As a defensive game it's simple enough to handle, but unless you know what you're doing you'll get crushed even on the lowest difficulty setting if you take the initiative. Even when you're doing well, the game allows the losing opponent (during Conquest mode, for example) to unleash a WMD attack, potentially wiping out most of your forces. You could be wiping the floor with your opposite number and find yourself on the back foot in seconds. It's a great way of keeping players in the game when things are going against them, but it can be used in a ruinous way. The other player does get to strike back with a WMD of their own later, but by then the war may be lost.
There's also little difference between factions. It's generally accepted tradition to give each faction its own unique powers and abilities, but here it's limited to minor tweaks. Perhaps the time saved there was spent trying to solve the camera problems, as the zoomed-in default view also makes it easy to lose track of imminent danger. A zoomed out, overhead Sit Rep map can be called upon, and rectifies matters to some degree, but the game works best when you can see what's happening in multiple areas at once, not just some of the time.
Online, EndWar offers a persistent battle mode, Theatre of War. Essentially identical to the single-player game, players fight against human opponents and the results are calculated every 24 hours, and the battlegrounds re-established. In the same way as the offline game, you use credits and experience points to beef up units and continue your quest for global domination. All this works well for a while, although the scope is rather limited given that, once you've fought your battles that day, all there is to do is fight another player over the same maps. You do the same thing the next day, and while it's good to have persistency, the repetition starts to wear.
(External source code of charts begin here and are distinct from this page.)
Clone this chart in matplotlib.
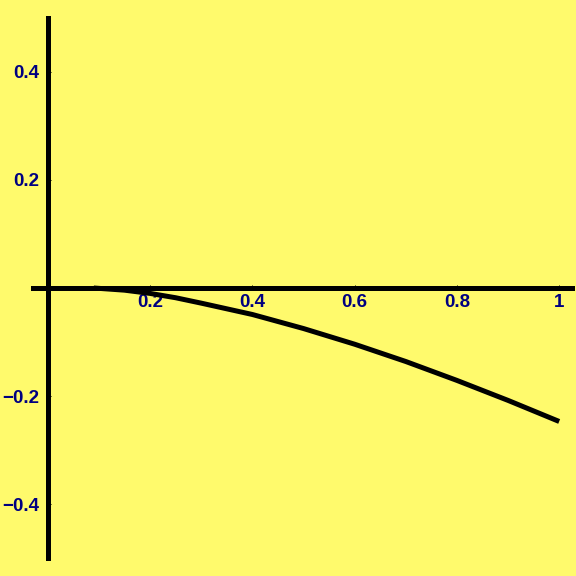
import matplotlib
matplotlib.use("Agg")
import matplotlib.pyplot as plt

# curve values
x_vals = [0.09, 0.15, 0.2, 0.25, 0.3, 0.4, 0.5, 0.6, 0.7, 0.8, 0.9, 1.0]
y_vals = [0.0, -0.004, -0.010, -0.018, -0.028, -0.049, -0.075, -0.104,
          -0.136, -0.171, -0.208, -0.247]

x_ticks = [0.2, 0.4, 0.6, 0.8, 1.0]
x_labels = ["0.2", "0.4", "0.6", "0.8", "1"]
y_ticks = [-0.4, -0.2, 0.2, 0.4]
y_labels = ["\u22120.4", "\u22120.2", "0.2", "0.4"]

bg = "#fffa6c"
lab = "#000080"

fig = plt.figure(figsize=(5.76, 5.76), dpi=100, facecolor=bg)
ax = fig.add_axes([0, 0, 1, 1], facecolor=bg)

ax.plot(x_vals, y_vals, color="black", lw=3.6, solid_capstyle="butt",
        solid_joinstyle="round")

ax.set_xlim(-0.0933, 1.0329)
ax.set_ylim(-0.533, 0.533)

for s in ["top", "right"]:
    ax.spines[s].set_visible(False)
ax.spines["left"].set_position(("data", 0))
ax.spines["bottom"].set_position(("data", 0))
ax.spines["left"].set_bounds(-0.5, 0.5)
ax.spines["bottom"].set_bounds(-0.029, 1.025)
for s in ["left", "bottom"]:
    ax.spines[s].set_linewidth(3.6)
    ax.spines[s].set_color("black")

ax.set_xticks(x_ticks)
ax.set_xticklabels(x_labels)
ax.set_yticks(y_ticks)
ax.set_yticklabels(y_labels)
ax.tick_params(axis="both", direction="in", length=2.5, width=0.7,
               colors="black", labelcolor=lab, labelsize=13.5)
ax.tick_params(axis="x", pad=4.5)
ax.tick_params(axis="y", pad=6)
for t in ax.get_xticklabels() + ax.get_yticklabels():
    t.set_fontweight("bold")
    t.set_family("Liberation Sans")
    t.set_fontsize(13.5)

fig.savefig("out.png", dpi=100, facecolor=bg)
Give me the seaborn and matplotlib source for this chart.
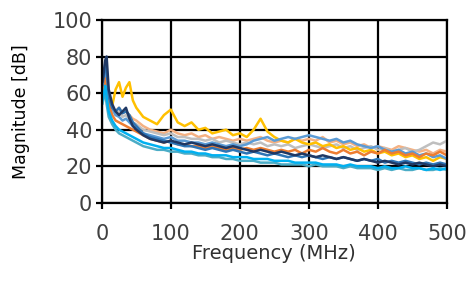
import pandas as pd
import seaborn as sb
import matplotlib.pyplot as plt

# frecuencias (MHz)
freq = [1, 3, 5, 7, 10, 15, 20, 25, 30, 35, 40, 45, 50] + list(range(60, 501, 10))

oro = [58, 62, 66, 60, 55, 53, 62, 66, 58, 63, 66, 56, 52,
       47, 45, 43, 48, 51, 44, 42, 44, 40, 41, 38, 39, 40, 37, 38,
       36, 40, 46, 39, 36, 34, 33, 35, 33, 32,
       33, 31, 32, 30, 31, 29, 30, 28, 29, 27,
       28, 26, 27, 25, 26, 24, 25, 23, 25, 24]
durazno = [56, 60, 62, 57, 52, 50, 50, 52, 49, 50, 48, 46, 45,
           42, 40, 39, 38, 40, 38, 37, 38, 36, 37, 35, 36, 35, 34, 35,
           34, 35, 36, 34, 33, 34, 33, 35, 34, 35,
           34, 36, 33, 34, 32, 33, 31, 32, 30, 31,
           30, 29, 31, 30, 29, 28, 29, 27, 29, 28]
gris = [60, 66, 70, 64, 56, 50, 48, 50, 47, 48, 46, 44, 43,
        40, 39, 38, 37, 38, 36, 36, 35, 35, 34, 35, 33, 34, 33, 32,
        33, 32, 33, 31, 32, 31, 32, 30, 31, 32,
        31, 30, 31, 32, 30, 31, 29, 30, 31, 29,
        30, 28, 29, 30, 28, 29, 31, 33, 32, 34]
celeste = [62, 68, 72, 66, 58, 52, 48, 47, 45, 46, 44, 42, 41,
           38, 37, 36, 35, 36, 34, 34, 33, 33, 32, 33, 32, 31, 32, 31,
           32, 34, 35, 36, 34, 35, 36, 35, 36, 37,
           36, 35, 34, 35, 33, 34, 32, 31, 30, 31,
           29, 28, 29, 27, 28, 26, 27, 25, 26, 24]
naranja = [58, 64, 68, 62, 54, 48, 45, 44, 43, 42, 41, 40, 39,
           37, 35, 34, 33, 34, 32, 32, 31, 31, 30, 31, 30, 29, 30, 29,
           30, 29, 30, 29, 28, 29, 28, 29, 27, 29,
           28, 30, 28, 27, 29, 27, 28, 26, 28, 27,
           29, 27, 28, 26, 27, 25, 27, 26, 28, 26]
azul = [64, 70, 76, 72, 58, 52, 50, 52, 49, 50, 48, 44, 42,
        38, 36, 35, 34, 33, 32, 31, 31, 30, 29, 30, 29, 28, 29, 28,
        27, 28, 27, 26, 27, 26, 25, 26, 25, 26,
        25, 24, 25, 24, 25, 24, 23, 24, 23, 24,
        22, 23, 22, 23, 22, 21, 22, 21, 22, 21]
marino = [66, 72, 78, 80, 62, 54, 50, 48, 50, 52, 46, 42, 40,
          37, 35, 34, 33, 34, 33, 32, 33, 32, 31, 32, 31, 30, 31, 30,
          29, 28, 29, 28, 27, 28, 27, 26, 27, 26,
          25, 26, 25, 24, 25, 24, 23, 24, 23, 22,
          23, 22, 21, 22, 21, 22, 21, 20, 21, 20]
cian = [56, 60, 64, 58, 50, 45, 42, 40, 39, 38, 37, 36, 35,
        33, 32, 31, 30, 30, 29, 28, 28, 27, 27, 26, 26, 26, 25, 25,
        25, 24, 24, 24, 23, 23, 23, 22, 22, 22,
        22, 21, 21, 21, 20, 21, 20, 20, 20, 19,
        20, 19, 19, 20, 19, 19, 18, 19, 18, 19]
turquesa = [54, 58, 60, 54, 47, 43, 40, 38, 37, 36, 35, 34, 33,
            31, 30, 29, 29, 28, 28, 27, 27, 26, 26, 25, 25, 24, 24, 23,
            23, 23, 22, 22, 22, 21, 21, 21, 21, 20,
            21, 20, 20, 20, 19, 20, 19, 19, 19, 18,
            19, 18, 19, 18, 18, 19, 18, 18, 19, 18]

series = {"durazno": durazno, "gris": gris, "oro": oro, "celeste": celeste,
          "naranja": naranja, "azul": azul, "marino": marino,
          "turquesa": turquesa, "cian": cian}
colores = {"durazno": "#F4B183", "gris": "#BFBFBF", "oro": "#FFC000",
           "celeste": "#5B9BD5", "naranja": "#ED7D31", "azul": "#2E75B6",
           "marino": "#1F3864", "turquesa": "#4BACC6", "cian": "#00B0F0"}

filas = []
for nombre, valores in series.items():
    for f, v in zip(freq, valores):
        filas.append({"f": f, "mag": v, "serie": nombre})
datos = pd.DataFrame(filas)

sb.set_style("white")
plt.rcParams["font.family"] = ["DejaVu Sans"]

fig = plt.figure(figsize=(4.67, 2.81), dpi=100)
ax = fig.add_axes([0.218, 0.278, 0.739, 0.651])
sb.lineplot(data=datos, x="f", y="mag", hue="serie", palette=colores,
            linewidth=1.8, legend=False, ax=ax)

ax.set_xlim(0, 500)
ax.set_ylim(0, 100)
ax.set_xticks(range(0, 501, 100))
ax.set_yticks(range(0, 101, 20))
ax.grid(True, color="black", linewidth=1.6)
ax.set_axisbelow(True)
for s in ax.spines.values():
    s.set_color("black")
    s.set_linewidth(1.6)
ax.tick_params(direction="out", length=4, width=1.6, color="black",
               labelsize=15, labelcolor="#404040", left=True, bottom=True)
ax.tick_params(axis="x", pad=11)
ax.tick_params(axis="y", pad=3)
ax.set_xlabel("Frequency (MHz)", fontsize=14, color="#303030", labelpad=0)
ax.set_ylabel("Magnitude [dB]", fontsize=12.5, color="black", labelpad=16)

plt.savefig("out.png", dpi=100)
Making a genuinely accessible real-time strategy game for console owners is definitely a worthy aim though, and EndWar gets a lot of things right: a beautifully slick interface, stripped down mechanics, and the best voice-recognition system of any game we've played. It's got plenty to offer armchair strategists, but balancing issues, pathfinding and AI niggles and a disappointing lack of variety in factions stop it just short of its obvious potential. It's lacking a bit of Clancy magic, then, although we'll be interested to see where Ubisoft takes it from here.